> EXERCISE REQUIREMENTS
Identify each line holding the string "this" and copy it.

> Records from a data source
.....

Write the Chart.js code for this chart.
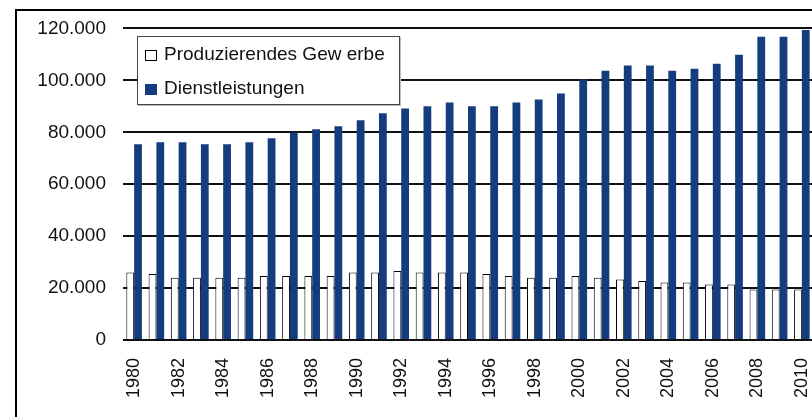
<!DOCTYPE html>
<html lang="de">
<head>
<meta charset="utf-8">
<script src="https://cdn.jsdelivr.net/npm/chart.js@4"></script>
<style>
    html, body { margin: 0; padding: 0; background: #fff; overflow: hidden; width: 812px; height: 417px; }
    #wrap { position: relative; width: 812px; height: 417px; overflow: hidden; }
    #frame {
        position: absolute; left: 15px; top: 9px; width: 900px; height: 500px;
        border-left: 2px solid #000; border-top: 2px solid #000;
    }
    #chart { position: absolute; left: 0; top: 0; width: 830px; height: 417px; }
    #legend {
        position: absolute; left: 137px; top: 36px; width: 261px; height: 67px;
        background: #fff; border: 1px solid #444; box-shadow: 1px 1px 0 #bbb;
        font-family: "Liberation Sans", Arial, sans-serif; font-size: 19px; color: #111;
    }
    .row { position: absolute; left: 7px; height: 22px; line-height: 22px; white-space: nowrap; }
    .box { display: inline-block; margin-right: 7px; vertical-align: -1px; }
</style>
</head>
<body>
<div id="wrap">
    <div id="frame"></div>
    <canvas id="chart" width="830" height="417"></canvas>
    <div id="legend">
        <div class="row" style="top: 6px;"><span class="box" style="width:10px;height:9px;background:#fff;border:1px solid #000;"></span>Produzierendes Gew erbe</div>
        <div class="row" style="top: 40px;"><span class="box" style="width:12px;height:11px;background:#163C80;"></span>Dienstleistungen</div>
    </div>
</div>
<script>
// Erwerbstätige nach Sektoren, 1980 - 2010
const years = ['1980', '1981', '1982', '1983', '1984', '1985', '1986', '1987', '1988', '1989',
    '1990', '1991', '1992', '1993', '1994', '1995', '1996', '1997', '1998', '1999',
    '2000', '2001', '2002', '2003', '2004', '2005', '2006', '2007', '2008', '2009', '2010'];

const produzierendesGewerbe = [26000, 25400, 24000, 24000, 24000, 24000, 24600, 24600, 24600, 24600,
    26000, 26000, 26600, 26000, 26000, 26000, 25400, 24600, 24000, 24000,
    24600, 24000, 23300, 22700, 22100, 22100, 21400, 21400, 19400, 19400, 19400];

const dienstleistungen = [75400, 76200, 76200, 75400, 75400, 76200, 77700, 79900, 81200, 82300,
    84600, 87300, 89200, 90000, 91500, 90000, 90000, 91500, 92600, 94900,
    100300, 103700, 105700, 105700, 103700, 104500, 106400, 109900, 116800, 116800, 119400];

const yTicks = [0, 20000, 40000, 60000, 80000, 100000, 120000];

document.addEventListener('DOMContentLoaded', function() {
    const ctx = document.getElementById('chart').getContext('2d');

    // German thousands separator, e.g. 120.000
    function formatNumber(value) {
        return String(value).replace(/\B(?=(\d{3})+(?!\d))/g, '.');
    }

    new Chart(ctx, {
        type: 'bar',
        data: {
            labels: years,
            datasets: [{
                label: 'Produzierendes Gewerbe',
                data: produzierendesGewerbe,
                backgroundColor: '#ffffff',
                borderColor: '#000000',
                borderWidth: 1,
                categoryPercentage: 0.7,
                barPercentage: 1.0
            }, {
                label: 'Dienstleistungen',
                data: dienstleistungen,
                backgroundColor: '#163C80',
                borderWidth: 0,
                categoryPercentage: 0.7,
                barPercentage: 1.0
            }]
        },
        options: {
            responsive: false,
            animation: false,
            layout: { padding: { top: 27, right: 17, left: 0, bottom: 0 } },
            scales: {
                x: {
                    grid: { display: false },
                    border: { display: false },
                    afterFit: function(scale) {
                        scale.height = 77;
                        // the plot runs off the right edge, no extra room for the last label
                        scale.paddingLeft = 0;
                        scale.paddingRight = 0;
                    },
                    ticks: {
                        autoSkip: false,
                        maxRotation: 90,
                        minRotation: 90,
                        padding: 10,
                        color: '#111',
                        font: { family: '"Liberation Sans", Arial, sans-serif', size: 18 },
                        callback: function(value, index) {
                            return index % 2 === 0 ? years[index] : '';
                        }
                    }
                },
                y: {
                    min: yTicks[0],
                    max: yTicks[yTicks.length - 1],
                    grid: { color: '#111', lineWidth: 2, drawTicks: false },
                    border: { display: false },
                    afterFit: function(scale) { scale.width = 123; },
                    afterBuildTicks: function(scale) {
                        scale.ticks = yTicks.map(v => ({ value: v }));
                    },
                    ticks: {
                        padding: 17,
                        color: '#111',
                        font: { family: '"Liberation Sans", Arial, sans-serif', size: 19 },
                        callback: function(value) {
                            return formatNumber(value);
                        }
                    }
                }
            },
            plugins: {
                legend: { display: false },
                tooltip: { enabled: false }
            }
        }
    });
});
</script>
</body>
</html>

.....

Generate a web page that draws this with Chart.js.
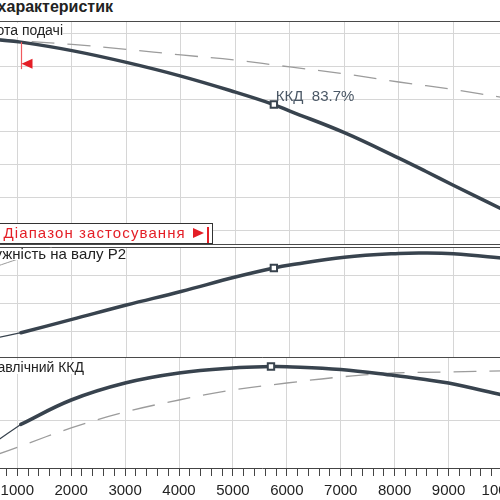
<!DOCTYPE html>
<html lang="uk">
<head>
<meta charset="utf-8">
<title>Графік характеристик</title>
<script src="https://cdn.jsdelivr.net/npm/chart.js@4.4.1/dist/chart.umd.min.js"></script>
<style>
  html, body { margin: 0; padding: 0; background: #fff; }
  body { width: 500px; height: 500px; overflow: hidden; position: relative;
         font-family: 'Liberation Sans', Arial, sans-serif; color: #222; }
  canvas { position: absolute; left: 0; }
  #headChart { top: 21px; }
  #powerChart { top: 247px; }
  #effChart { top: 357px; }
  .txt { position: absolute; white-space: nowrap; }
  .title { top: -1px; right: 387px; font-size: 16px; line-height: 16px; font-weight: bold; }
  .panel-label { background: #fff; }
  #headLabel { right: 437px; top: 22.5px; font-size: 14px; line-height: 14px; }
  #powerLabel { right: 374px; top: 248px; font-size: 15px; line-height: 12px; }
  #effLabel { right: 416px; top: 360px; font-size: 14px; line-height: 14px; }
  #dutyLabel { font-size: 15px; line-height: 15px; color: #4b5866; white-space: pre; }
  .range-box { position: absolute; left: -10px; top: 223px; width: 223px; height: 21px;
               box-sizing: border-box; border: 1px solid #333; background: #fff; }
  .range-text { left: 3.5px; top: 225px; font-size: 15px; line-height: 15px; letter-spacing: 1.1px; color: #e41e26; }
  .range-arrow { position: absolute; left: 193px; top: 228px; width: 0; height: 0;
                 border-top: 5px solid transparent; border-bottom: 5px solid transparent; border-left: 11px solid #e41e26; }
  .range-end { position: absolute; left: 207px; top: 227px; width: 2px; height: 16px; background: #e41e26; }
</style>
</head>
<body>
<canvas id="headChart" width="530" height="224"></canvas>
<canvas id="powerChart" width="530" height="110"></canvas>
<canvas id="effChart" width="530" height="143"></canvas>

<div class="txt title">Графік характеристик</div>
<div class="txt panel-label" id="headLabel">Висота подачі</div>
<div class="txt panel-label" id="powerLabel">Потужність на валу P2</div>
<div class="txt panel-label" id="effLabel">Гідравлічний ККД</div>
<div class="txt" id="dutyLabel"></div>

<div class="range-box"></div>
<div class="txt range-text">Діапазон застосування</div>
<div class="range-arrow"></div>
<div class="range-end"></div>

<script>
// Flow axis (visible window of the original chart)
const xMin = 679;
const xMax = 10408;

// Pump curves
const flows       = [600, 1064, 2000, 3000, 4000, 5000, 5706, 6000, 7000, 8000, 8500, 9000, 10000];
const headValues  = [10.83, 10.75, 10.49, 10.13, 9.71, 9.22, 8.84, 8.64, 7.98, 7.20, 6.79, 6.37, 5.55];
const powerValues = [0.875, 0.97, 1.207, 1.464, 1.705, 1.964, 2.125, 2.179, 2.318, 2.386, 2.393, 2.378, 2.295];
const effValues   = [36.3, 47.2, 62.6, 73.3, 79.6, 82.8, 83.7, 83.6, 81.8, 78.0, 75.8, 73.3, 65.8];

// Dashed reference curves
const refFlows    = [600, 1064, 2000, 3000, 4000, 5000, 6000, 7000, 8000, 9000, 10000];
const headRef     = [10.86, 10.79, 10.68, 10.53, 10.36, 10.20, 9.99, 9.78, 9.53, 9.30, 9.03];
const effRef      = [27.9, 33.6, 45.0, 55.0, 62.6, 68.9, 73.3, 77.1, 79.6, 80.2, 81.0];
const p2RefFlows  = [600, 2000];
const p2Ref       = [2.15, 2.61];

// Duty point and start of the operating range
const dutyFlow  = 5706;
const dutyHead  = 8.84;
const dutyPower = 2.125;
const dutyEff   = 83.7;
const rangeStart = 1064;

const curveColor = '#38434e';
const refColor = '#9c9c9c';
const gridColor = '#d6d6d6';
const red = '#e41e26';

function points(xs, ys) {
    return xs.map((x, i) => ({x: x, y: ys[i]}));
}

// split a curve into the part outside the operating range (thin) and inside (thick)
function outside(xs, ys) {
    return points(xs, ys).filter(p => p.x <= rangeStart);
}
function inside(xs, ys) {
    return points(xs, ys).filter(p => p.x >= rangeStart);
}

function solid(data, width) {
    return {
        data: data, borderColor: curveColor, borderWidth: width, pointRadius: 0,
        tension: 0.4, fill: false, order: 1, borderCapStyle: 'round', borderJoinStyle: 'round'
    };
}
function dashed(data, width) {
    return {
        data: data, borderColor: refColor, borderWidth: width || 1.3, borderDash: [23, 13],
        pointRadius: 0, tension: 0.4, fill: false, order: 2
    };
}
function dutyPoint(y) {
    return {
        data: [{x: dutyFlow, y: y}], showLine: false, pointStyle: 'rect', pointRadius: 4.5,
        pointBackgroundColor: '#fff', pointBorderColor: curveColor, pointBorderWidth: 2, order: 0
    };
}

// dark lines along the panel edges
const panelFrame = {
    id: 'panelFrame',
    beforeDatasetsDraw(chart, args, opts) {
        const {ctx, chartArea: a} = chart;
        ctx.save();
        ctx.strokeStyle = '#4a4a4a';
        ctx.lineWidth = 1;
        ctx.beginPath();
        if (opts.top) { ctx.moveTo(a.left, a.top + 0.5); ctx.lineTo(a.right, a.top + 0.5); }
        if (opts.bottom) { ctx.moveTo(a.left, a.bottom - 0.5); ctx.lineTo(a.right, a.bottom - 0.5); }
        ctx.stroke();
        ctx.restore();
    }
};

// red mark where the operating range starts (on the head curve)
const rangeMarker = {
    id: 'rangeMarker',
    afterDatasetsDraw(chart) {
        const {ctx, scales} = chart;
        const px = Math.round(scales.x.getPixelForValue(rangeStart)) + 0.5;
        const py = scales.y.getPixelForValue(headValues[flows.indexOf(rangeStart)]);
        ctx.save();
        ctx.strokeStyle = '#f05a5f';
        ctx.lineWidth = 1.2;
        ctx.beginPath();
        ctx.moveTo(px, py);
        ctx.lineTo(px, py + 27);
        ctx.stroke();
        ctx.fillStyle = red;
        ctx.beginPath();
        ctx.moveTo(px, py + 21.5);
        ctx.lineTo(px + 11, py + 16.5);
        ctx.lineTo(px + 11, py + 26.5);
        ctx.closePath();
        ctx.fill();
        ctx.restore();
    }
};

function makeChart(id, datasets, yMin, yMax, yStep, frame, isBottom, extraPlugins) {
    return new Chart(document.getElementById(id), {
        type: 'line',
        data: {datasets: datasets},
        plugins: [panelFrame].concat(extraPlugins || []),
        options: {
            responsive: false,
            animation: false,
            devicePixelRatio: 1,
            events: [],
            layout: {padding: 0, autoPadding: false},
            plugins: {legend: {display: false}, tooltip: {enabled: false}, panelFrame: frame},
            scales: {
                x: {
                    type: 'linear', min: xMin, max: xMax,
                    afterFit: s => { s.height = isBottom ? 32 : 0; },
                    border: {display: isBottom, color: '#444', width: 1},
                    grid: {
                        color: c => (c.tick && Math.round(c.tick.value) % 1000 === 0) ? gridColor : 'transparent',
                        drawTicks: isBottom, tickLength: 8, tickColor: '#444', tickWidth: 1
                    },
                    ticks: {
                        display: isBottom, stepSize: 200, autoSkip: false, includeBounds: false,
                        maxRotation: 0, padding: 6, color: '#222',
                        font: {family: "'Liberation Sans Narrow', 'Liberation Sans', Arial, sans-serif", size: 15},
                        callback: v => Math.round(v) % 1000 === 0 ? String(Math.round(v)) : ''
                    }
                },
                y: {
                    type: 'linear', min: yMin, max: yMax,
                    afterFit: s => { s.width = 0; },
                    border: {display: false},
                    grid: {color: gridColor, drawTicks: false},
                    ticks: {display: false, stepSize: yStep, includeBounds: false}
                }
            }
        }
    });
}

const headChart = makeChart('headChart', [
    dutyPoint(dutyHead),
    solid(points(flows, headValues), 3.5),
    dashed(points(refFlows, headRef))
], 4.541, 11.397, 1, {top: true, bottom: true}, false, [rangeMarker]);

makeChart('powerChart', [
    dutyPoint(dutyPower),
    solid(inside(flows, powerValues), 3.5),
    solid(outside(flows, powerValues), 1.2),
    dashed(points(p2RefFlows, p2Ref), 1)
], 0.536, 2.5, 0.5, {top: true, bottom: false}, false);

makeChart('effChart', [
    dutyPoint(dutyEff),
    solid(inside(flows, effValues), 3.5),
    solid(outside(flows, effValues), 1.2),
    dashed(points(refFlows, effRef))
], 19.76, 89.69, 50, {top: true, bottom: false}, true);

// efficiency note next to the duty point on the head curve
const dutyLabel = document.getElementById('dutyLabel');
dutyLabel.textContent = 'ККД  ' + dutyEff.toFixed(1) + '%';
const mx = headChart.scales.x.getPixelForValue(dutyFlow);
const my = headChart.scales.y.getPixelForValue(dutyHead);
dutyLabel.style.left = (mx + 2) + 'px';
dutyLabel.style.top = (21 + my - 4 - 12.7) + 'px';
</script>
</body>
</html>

.....

> FINAL RESULT
Write the Chart.js code for this chart.
Generate a web page that draws this with Chart.js.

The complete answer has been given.